Define normalized external benchmark case and result contracts for apps/evals

IDMCP_ANALYST_AGENT-DEFINE_NORMALIZED_EXTERNAL_BENCHMARK_CASE_AND_RESULT_CONTRACTS_FOR_APPS_EVALS
Statusnot_started
Priorityp1
Milestonem2-internal-adoption-design-partners
Ownerdata-ai-engineer-architect
Initiativeexternal-text-to-sql-benchmarks-and-sota-calibration

Problem

Define the internal contracts that map external benchmark tasks, metadata, and outputs into Dataface eval types without hiding benchmark-specific semantics.

Context

  • apps/evals/sql/runner.py, apps/evals/sql/backends.py, and apps/evals/sql/scorer.py already define the internal eval loop and artifact shape.
  • The current internal benchmark is comparatively uniform: one task family, one local artifact shape, one main dashboard view.
  • External benchmarks add benchmark name, split, version, dialect, scorer, and environment differences that should survive normalization.
  • If the contract is too generic, dashboards will lie. If the contract is too benchmark-specific, adapters will fork the whole system.

Possible Solutions

  1. Recommended: define a shared external benchmark contract with explicit provenance fields plus benchmark-specific metadata. Add a small common contract for case metadata and run provenance, then keep benchmark-specific details in namespaced metadata instead of flattening them away.

Why this is recommended:

  • preserves reuse in the runner and dashboard layers
  • keeps comparisons honest
  • avoids creating separate eval stacks for each benchmark
  1. Reuse the current internal case/result shape with only a free-form metadata blob.
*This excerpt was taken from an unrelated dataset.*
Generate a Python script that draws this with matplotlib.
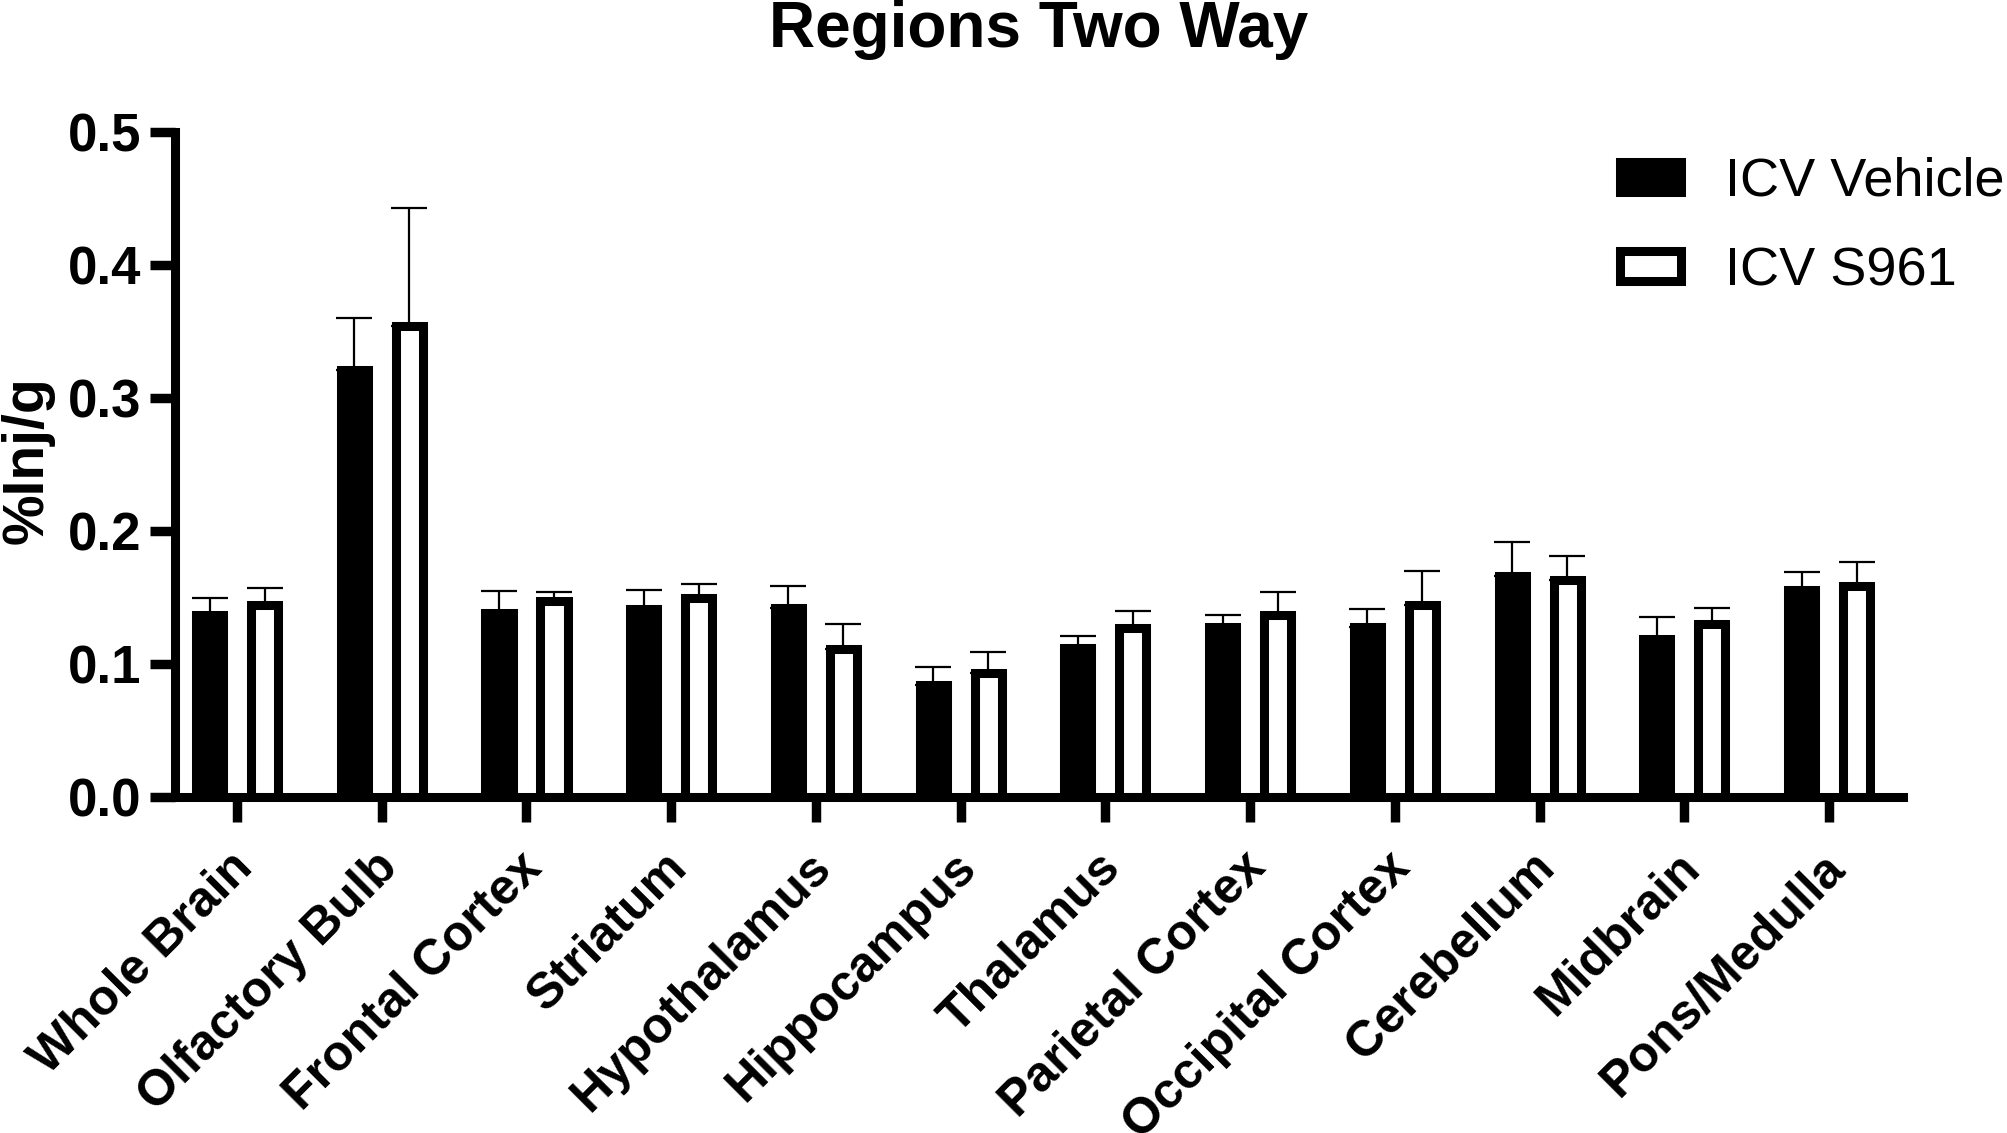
import numpy as np
import matplotlib
matplotlib.use('Agg')
import matplotlib.pyplot as plt
from matplotlib.patches import Patch
from matplotlib.transforms import ScaledTranslation

plt.rcParams['font.family'] = ['Liberation Sans', 'DejaVu Sans']

regions = ['Whole Brain', 'Olfactory Bulb', 'Frontal Cortex', 'Striatum',
		   'Hypothalamus', 'Hippocampus', 'Thalamus', 'Parietal Cortex',
		   'Occipital Cortex', 'Cerebellum', 'Midbrain', 'Pons/Medulla']
vehicle = [0.137, 0.321, 0.138, 0.141, 0.142, 0.084, 0.112, 0.128, 0.128, 0.166, 0.119, 0.156]
vehicle_sem = [0.013, 0.039, 0.017, 0.015, 0.017, 0.014, 0.009, 0.009, 0.013, 0.026, 0.016, 0.013]
s961 = [0.144, 0.354, 0.147, 0.150, 0.111, 0.093, 0.127, 0.137, 0.144, 0.163, 0.130, 0.159]
s961_sem = [0.013, 0.089, 0.007, 0.010, 0.019, 0.016, 0.013, 0.017, 0.026, 0.018, 0.012, 0.018]
yticks = [0.0, 0.1, 0.2, 0.3, 0.4, 0.5]

W, H = 2008, 1133
fig = plt.figure(figsize=(W / 100, H / 100), dpi=100)
ax = fig.add_axes([174.5 / W, 1 - 797 / H, (1903 - 174.5) / W, (797 - 132) / H])

x = np.arange(len(regions))
lw = 6.5
bw = 0.187
off = 0.19

ax.bar(x - off, vehicle, bw, color='black', edgecolor='black', linewidth=lw, zorder=2)
ax.bar(x + off, s961, bw, color='white', edgecolor='black', linewidth=lw, zorder=2)
for xs, vals, sem in [(x - off, vehicle, vehicle_sem), (x + off, s961, s961_sem)]:
	ax.errorbar(xs, vals, yerr=[np.zeros(len(sem)), sem], fmt='none', ecolor='black',
				elinewidth=1.6, capsize=13, capthick=1.6, zorder=3)

ax.set_xlim(-0.432, 11.511)
ax.set_ylim(0, 0.5)
ax.set_yticks(yticks)
ax.set_yticklabels(['{:.1f}'.format(v) for v in yticks], fontsize=38, fontweight='bold')
ax.set_xticks(x)
ax.set_xticklabels(regions, rotation=45, ha='right', va='top', rotation_mode='anchor',
				   fontsize=36, fontweight='bold')
ax.tick_params(axis='both', length=18, width=6.8, direction='out', color='black')
ax.tick_params(axis='y', pad=6)
ax.tick_params(axis='x', pad=16)
# nudge the slanted labels a little to the left
shift = ScaledTranslation(-0.08, 0, fig.dpi_scale_trans)
for lab in ax.get_xticklabels():
	lab.set_transform(lab.get_transform() + shift)

for s in ['top', 'right']:
	ax.spines[s].set_visible(False)
for s in ['left', 'bottom']:
	ax.spines[s].set_linewidth(lw)
	ax.spines[s].set_capstyle('projecting')

fig.text(1039 / W, 1 - 47 / H, 'Regions Two Way', ha='center', va='baseline',
		 fontsize=46, fontweight='bold')
fig.text(28 / W, 1 - 460 / H, '%Inj/g', ha='center', va='center', rotation=90,
		 fontsize=41, fontweight='bold')

handles = [Patch(facecolor='black', edgecolor='black', linewidth=lw),
		   Patch(facecolor='white', edgecolor='black', linewidth=lw)]
fig.legend(handles, ['ICV Vehicle', 'ICV S961'], loc='upper left',
		   bbox_to_anchor=(1620 / W, 1 - 157 / H), frameon=False, fontsize=39,
		   handlelength=1.13, handleheight=0.48, handletextpad=0.8,
		   labelspacing=0.72, borderpad=0, borderaxespad=0)

fig.savefig('out.png', dpi=100)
Trade-off: minimal changes, but provenance becomes optional and dashboards will drift toward opaque labels.

  1. Create one full contract per benchmark family.

Trade-off: truest to each benchmark, but it throws away the shared apps/evals architecture.

Plan

  1. Define the required normalized fields for a benchmark case: - benchmark - benchmark_version - split - dialect - task_type - case_id - question - gold_sql or benchmark-native gold representation
  2. Define the required run-level provenance fields: - scorer type - environment type - local-vs-official comparability - dataset root or release identifier
  3. Decide where the contract lives in apps/evals/sql/ so loaders and dashboards can share it.
  4. Update artifact expectations so summary.json and results.jsonl have stable provenance columns for downstream dashboards.
  5. Write the contract down in code-facing docs before adapter implementation starts.

Implementation Progress

QA Exploration

  • [x] QA exploration completed (or N/A for non-UI tasks)

N/A - planning/task-definition work.

Review Feedback

  • [ ] Review cleared